What you are asked to do
Retype, please, the listing from its opening line through the line that contains "const hiddenPriceLabels = ['Beverages', 'Confections', 'Dairy", both included, without the pictures.

Stored data
▬▬▬

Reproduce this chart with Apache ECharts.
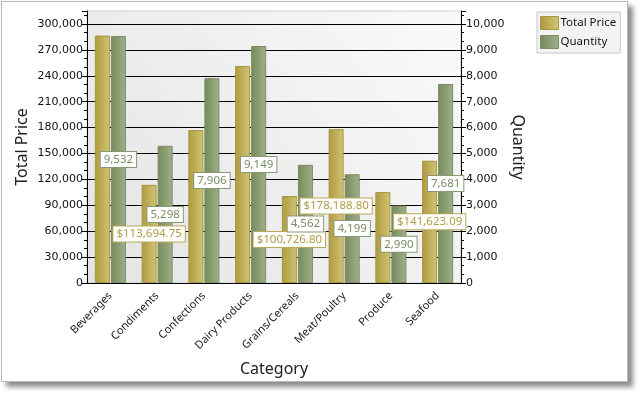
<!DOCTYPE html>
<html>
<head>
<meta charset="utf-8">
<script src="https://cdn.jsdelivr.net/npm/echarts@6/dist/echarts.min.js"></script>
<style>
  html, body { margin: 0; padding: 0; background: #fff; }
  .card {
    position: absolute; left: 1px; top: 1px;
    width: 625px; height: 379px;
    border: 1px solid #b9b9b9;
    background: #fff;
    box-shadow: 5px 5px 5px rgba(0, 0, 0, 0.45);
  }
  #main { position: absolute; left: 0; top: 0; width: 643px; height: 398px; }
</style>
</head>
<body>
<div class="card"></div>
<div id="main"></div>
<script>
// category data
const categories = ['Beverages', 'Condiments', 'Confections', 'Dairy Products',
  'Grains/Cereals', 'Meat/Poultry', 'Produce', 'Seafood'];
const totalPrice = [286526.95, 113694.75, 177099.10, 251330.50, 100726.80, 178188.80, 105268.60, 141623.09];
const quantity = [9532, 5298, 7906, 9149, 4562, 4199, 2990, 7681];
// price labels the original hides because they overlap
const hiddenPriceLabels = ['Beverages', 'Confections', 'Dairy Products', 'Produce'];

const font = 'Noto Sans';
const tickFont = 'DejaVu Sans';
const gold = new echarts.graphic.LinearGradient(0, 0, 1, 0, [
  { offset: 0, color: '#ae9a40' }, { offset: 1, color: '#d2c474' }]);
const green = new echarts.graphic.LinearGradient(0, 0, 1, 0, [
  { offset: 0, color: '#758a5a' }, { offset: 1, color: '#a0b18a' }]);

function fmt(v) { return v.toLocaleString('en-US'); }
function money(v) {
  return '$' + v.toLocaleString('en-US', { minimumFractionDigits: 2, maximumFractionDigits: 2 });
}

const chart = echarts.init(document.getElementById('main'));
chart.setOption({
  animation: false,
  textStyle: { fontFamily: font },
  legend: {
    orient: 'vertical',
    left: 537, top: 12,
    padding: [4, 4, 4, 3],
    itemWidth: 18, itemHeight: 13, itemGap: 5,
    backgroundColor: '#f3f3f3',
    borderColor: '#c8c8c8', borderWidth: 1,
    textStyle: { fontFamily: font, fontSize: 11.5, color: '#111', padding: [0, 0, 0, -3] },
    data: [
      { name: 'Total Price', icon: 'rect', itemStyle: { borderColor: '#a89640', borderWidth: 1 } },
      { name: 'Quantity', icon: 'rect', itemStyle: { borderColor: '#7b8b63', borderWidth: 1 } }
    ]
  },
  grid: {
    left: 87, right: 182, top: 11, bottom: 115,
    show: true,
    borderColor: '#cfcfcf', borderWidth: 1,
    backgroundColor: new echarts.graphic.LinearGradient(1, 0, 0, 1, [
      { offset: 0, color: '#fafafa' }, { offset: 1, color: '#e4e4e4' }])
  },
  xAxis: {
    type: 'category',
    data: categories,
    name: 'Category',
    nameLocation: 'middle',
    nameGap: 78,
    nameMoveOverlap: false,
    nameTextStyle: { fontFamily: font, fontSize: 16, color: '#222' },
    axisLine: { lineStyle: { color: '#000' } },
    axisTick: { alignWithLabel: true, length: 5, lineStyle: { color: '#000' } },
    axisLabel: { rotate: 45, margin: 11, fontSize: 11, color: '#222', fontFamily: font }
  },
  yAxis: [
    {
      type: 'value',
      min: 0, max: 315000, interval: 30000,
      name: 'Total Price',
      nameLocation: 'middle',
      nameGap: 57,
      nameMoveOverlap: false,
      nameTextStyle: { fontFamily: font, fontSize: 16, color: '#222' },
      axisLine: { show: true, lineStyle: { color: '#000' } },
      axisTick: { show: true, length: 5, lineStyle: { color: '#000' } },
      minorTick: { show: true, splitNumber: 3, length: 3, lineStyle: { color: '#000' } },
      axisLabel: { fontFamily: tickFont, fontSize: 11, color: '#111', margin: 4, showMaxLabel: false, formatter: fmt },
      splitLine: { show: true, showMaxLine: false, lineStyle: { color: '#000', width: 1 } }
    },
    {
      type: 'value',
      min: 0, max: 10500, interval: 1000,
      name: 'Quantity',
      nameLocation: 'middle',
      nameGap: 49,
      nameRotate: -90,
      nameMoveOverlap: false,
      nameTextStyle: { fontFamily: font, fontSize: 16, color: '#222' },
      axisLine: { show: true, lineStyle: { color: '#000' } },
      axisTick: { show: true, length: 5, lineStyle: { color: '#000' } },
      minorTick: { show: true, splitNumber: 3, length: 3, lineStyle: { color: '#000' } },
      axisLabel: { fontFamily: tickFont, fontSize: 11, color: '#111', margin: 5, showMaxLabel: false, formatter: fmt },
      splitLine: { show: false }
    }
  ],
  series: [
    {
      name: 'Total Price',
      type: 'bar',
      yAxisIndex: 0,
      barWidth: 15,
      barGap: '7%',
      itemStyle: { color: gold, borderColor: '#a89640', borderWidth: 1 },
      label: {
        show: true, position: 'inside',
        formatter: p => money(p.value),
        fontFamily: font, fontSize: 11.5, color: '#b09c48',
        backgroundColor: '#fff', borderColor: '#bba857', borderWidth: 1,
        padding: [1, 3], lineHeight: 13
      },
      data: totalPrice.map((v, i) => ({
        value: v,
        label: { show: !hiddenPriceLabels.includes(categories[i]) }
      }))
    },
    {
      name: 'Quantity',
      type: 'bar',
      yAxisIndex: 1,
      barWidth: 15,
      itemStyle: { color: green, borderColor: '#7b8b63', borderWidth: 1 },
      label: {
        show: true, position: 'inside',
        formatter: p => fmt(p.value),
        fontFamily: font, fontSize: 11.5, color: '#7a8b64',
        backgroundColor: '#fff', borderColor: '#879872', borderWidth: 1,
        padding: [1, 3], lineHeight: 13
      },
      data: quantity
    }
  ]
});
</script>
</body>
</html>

▬▬▬

Response to this task
Reproduce this chart with Apache ECharts.
<!DOCTYPE html>
<html>
<head>
<meta charset="utf-8">
<script src="https://cdn.jsdelivr.net/npm/echarts@6/dist/echarts.min.js"></script>
<style>
  html, body { margin: 0; padding: 0; background: #fff; }
  .card {
    position: absolute; left: 1px; top: 1px;
    width: 625px; height: 379px;
    border: 1px solid #b9b9b9;
    background: #fff;
    box-shadow: 5px 5px 5px rgba(0, 0, 0, 0.45);
  }
  #main { position: absolute; left: 0; top: 0; width: 643px; height: 398px; }
</style>
</head>
<body>
<div class="card"></div>
<div id="main"></div>
<script>
// category data
const categories = ['Beverages', 'Condiments', 'Confections', 'Dairy Products',
  'Grains/Cereals', 'Meat/Poultry', 'Produce', 'Seafood'];
const totalPrice = [286526.95, 113694.75, 177099.10, 251330.50, 100726.80, 178188.80, 105268.60, 141623.09];
const quantity = [9532, 5298, 7906, 9149, 4562, 4199, 2990, 7681];
// price labels the original hides because they overlap
const hiddenPriceLabels = ['Beverages', 'Confections', 'Dairy Products', 'Produce'];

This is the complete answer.